Not allowing some standing to someone in cases like that means that the state has its own mehtod of vetoing referendums, which certainly runs contrary to the whole idea behind a referendum.
ANd here’s what I can’t wrap my head around: how can they have standing at trial, but not on appeal? The order refers again to Arizonans for Official English Committee (AOE) v. Arizona, but that case involved the state being party to the initial proceeding and then deciding not to appeal. Here, the state was never party to the suit to begin with.
Well the Attorney-General of California is subject to being recalled by the electorate, impeached & removed from office by the Legislature, or simply losing a re-election bid. Ditto for the Governor. Now impeachment is a politcal impossiblity in this case, there’s not enough time left in either of their terms for a recall, and neither is running for re-election (though Brown is running for the Governorship).
California’s constitution may be crazy & fucked up (highly fucked up), but does provide the Legislature and the electorate with methods of removing gov’t officials who fail to do their duty. This is no crazier than allowing out-of-state interest groups and a slim majority of voters to strip basic human rights from a minority with ease.
In general it does, but in this particular case it does not.
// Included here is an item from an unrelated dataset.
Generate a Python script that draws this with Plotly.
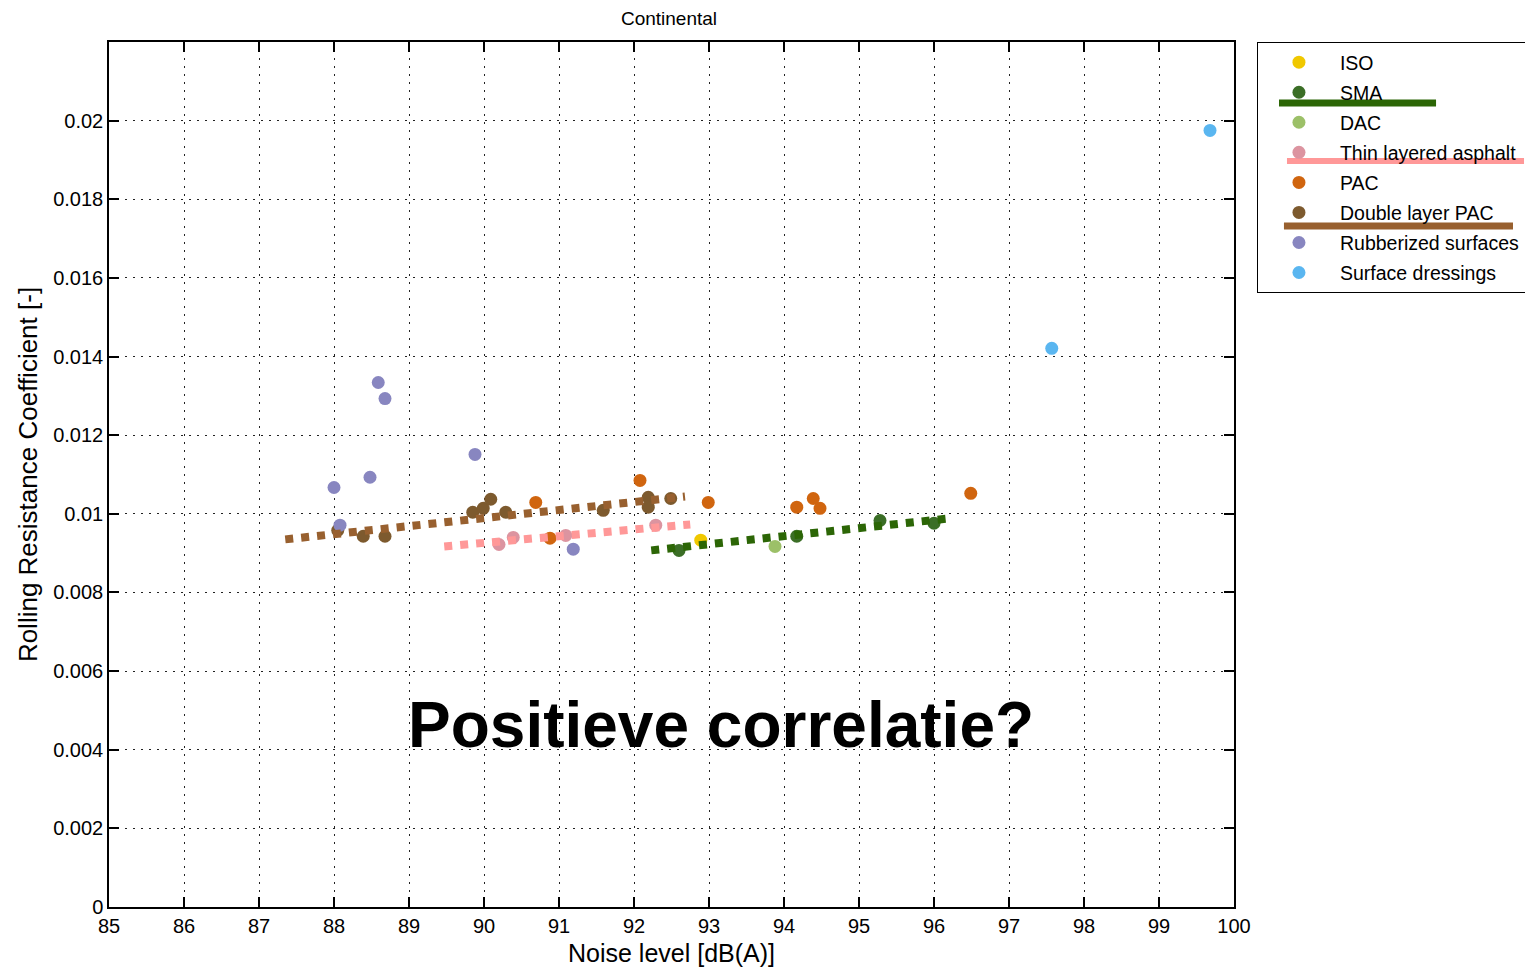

Even if 90% of California voters wished to take some action to require the state to act, there is literally nothing they could do.
The state is party to the original suit. They’re the defendant, or at least the Governor and Attorney General are in their official capacities. They didn’t actively try to defend the law, but they were still parties to the suit. The difference in this case is that, in the other case, AOE wasn’t a party to the original suit and just sought to intervene when the state announced it wasn’t going to appeal, while in this, California Families has been involved in the case since the beginning.
Reread the Brigham Young Law Review article. It talks about how the circuits are divided in terms of intervenors and standing, between those circuits that say, “Potential intervenors must have Article III standing to intervene in the case” and those circuits that say,“Potential intervenors don’t need Article III standing to participate in the case”; having lower standards for intervenors, and the 9th Circuit is the second type of circuit. But in the circuits where intervenors don’t need Article III standing to intervene, someone trying to appeal still needs article III standing.
Remember, too, that this was a permissive intervention and not an intervention of right. The district court judge could have refused the motion.